* [PROBLEM DETAILS]:
Write out, word for word, every line from the first one through the line that holds "import plotly.graph_objects as go", and nothing else; skip the pictures.
start
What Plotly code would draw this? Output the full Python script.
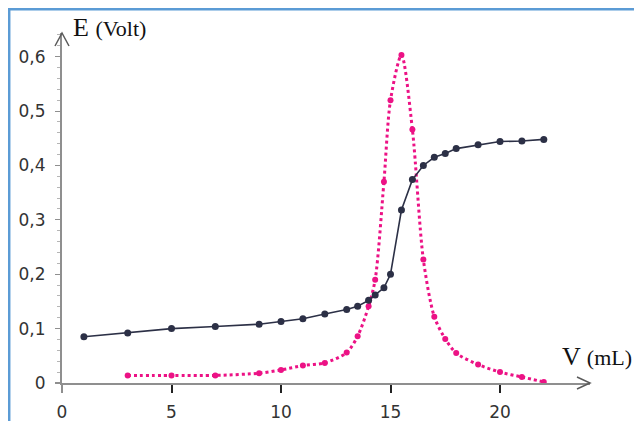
import plotly.graph_objects as go

# Data
V_E = [1, 3, 5, 7, 9, 10, 11, 12, 13, 13.5, 14, 14.3, 14.7, 15, 15.5, 16, 16.5, 17, 17.5, 18, 19, 20, 21, 22]
E_volt = [0.085, 0.092, 0.100, 0.104, 0.108, 0.113, 0.118, 0.127, 0.135, 0.141, 0.152, 0.162, 0.175, 0.200,
          0.318, 0.374, 0.400, 0.415, 0.422, 0.431, 0.438, 0.444, 0.445, 0.448]

V_D = [3, 5, 7, 9, 10, 11, 12, 13, 13.5, 14, 14.3, 14.7, 15, 15.5, 16, 16.5, 17, 17.5, 18, 19, 20, 21, 22]
D_vals = [0.014, 0.014, 0.014, 0.018, 0.024, 0.032, 0.037, 0.056, 0.086, 0.141, 0.190, 0.370, 0.520, 0.603,
          0.466, 0.227, 0.122, 0.081, 0.055, 0.034, 0.020, 0.011, 0.002]

x_tickvals = [0, 5, 10, 15, 20]
x_ticktext = ["0", "5", "10", "15", "20"]
y_tickvals = [0, 0.1, 0.2, 0.3, 0.4, 0.5, 0.6]
y_ticktext = ["0", "0,1", "0,2", "0,3", "0,4", "0,5", "0,6"]

OFF = 8  # page body margin
W, H = 642 - OFF, 421 - OFF
ML, MR, MT, MB = 62 - OFF, 52, 33 - OFF, 38
PW, PH = W - ML - MR, H - MT - MB
XPX = 21.9      # pixels per mL
YPX = 543.8     # pixels per volt


def px(xr):
    """reference-image x pixel -> paper coordinate"""
    return (xr - OFF - ML) / PW


def py(yr):
    """reference-image y pixel -> paper coordinate"""
    return (H - MB - (yr - OFF)) / PH


fig = go.Figure()

fig.add_trace(go.Scatter(
    x=V_D, y=D_vals, mode="lines+markers",
    line=dict(color="#ec1285", width=3, dash="dot", shape="spline", smoothing=0.8),
    marker=dict(color="#ec1285", size=6),
    cliponaxis=False, showlegend=False, hoverinfo="skip"))

fig.add_trace(go.Scatter(
    x=V_E, y=E_volt, mode="lines+markers",
    line=dict(color="#2c3046", width=1.6),
    marker=dict(color="#2c3046", size=7),
    cliponaxis=False, showlegend=False, hoverinfo="skip"))

axis_col = "#8f8f8f"
arrow_col = "#5a5a5a"
border_col = "#5b9bd5"

top_y = OFF + 1.3  # topmost drawable row

shapes = [
    # blue frame
    dict(type="line", xref="paper", yref="paper", x0=px(OFF + 1.2), x1=px(OFF + 1.2), y0=py(top_y), y1=py(430),
         line=dict(color=border_col, width=2.5)),
    dict(type="line", xref="paper", yref="paper", x0=px(OFF), x1=px(650), y0=py(top_y), y1=py(top_y),
         line=dict(color=border_col, width=2.5)),
    # axis stubs
    dict(type="line", xref="paper", yref="paper", x0=0, x1=0, y0=0, y1=py(393),
         line=dict(color=axis_col, width=2)),
    dict(type="line", xref="paper", yref="paper", x0=px(55), x1=0, y0=0, y1=0,
         line=dict(color=axis_col, width=2)),
    # arrow heads
    dict(type="path", xref="paper", yref="paper",
         path=f"M {px(55)},{py(46)} L 0,1 L {px(69)},{py(46)}",
         line=dict(color=arrow_col, width=1.5)),
    dict(type="path", xref="paper", yref="paper",
         path=f"M {px(577)},{py(377)} L 1,0 L {px(577)},{py(389)}",
         line=dict(color=arrow_col, width=1.5)),
]

annotations = [
    dict(xref="paper", yref="paper", x=px(71), y=py(27), xanchor="left", yanchor="middle",
         text="E <span style='font-size:22px'>(Volt)</span>", showarrow=False,
         font=dict(family="Liberation Serif, Times New Roman, serif", size=26, color="#111")),
    dict(xref="paper", yref="paper", x=px(560), y=py(356), xanchor="left", yanchor="middle",
         text="V <span style='font-size:22px'>(mL)</span>", showarrow=False,
         font=dict(family="Liberation Serif, Times New Roman, serif", size=26, color="#111")),
]

tick_font = dict(family="DejaVu Sans, Verdana, sans-serif", size=17, color="#333")

fig.update_layout(
    width=W, height=H,
    margin=dict(l=ML, r=MR, t=MT, b=MB, autoexpand=False),
    paper_bgcolor="white", plot_bgcolor="white",
    separators=", ",
    shapes=shapes, annotations=annotations,
    xaxis=dict(range=[0, PW / XPX], showgrid=False, zeroline=False,
               showline=True, linecolor=axis_col, linewidth=2,
               tickvals=x_tickvals, ticktext=x_ticktext,
               ticks="outside", ticklen=8, tickwidth=2, tickcolor="#222",
               ticklabelstandoff=5, tickfont=tick_font, fixedrange=True),
    yaxis=dict(range=[0, PH / YPX], showgrid=False, zeroline=False,
               showline=True, linecolor=axis_col, linewidth=2,
               tickvals=y_tickvals, ticktext=y_ticktext,
               ticks="outside", ticklen=5, tickwidth=1, tickcolor=axis_col,
               minor=dict(ticks="outside", ticklen=3, dtick=0.02, tickcolor="#b5b5b5", showgrid=False),
               ticklabelstandoff=6, tickfont=tick_font, fixedrange=True),
)

fig.write_html("out.html")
end
* [WRITTEN ANSWER]:
What Plotly code would draw this? Output the full Python script.
import plotly.graph_objects as go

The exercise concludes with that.